Fortunately, there are cars on the market that can take the chill off a winter’s day and make life more comfortable and convenient. To find the best vehicles for driving in the winter, Autobytel’s data division, the Automotive Information Center (AIC), sliced and diced the standard and optional equipment lists of every make and model on the market. AIC looked for the vehicles that offered four- or all-wheel drive, stability control, heated front seats, heated side mirrors, an engine block heater, and headlamp washers (that last to clean road salt from the lights at night). Based on AIC’s research, nine vehicles meet these criteria, and when you add factory remote starting – which lets you start the car from inside the house so it can warm up before you get in – just one vehicle bubbled to the top of the list. Our editors then subjectively ranked the remaining eight cars and SUVs in the order in which they would personally buy them for driving in the snow and sleet. The contenders, not surprisingly, originate from regions of the world familiar with nasty winter weather: two Cadillacs, the SRX and the STS, two versions of the GMC Envoy, and five Volvos (S60, S80, XC70, XC90, and V70) competed for the rankings.
When it comes to winter driving, keep in mind that the kind of tires you choose can have a dramatic impact on any vehicle’s ability to travel in snow.
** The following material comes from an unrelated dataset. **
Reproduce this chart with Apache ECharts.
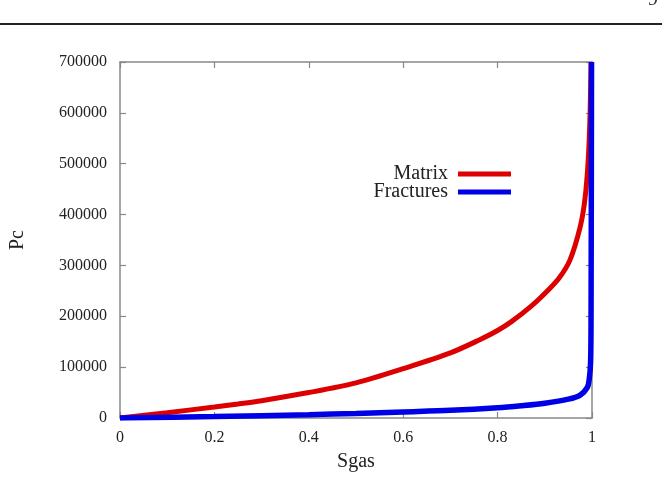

A good set of winter tires, like the Bridgestone Blizzak or Goodyear Ultra Grip, could mean the difference between spinning into the ditch or making it to your destination no matter what kind of vehicle you own. And don’t forget to winterize your vehicle before the white stuff flies – check the antifreeze, keep your washer fluid reservoir topped off, make sure your battery has enough juice, and replace your old wiper blades. Finally, just in case you do pirouette into a snowbank and become stranded, stowing a survival kit including warm clothes, a blanket, and non-perishable food in the trunk is always a good idea.
Or, you could move someplace like San Diego, Phoenix, or Miami, where weather forecasters work themselves into a frenzy if the mercury dips below 50 degrees. Wimps.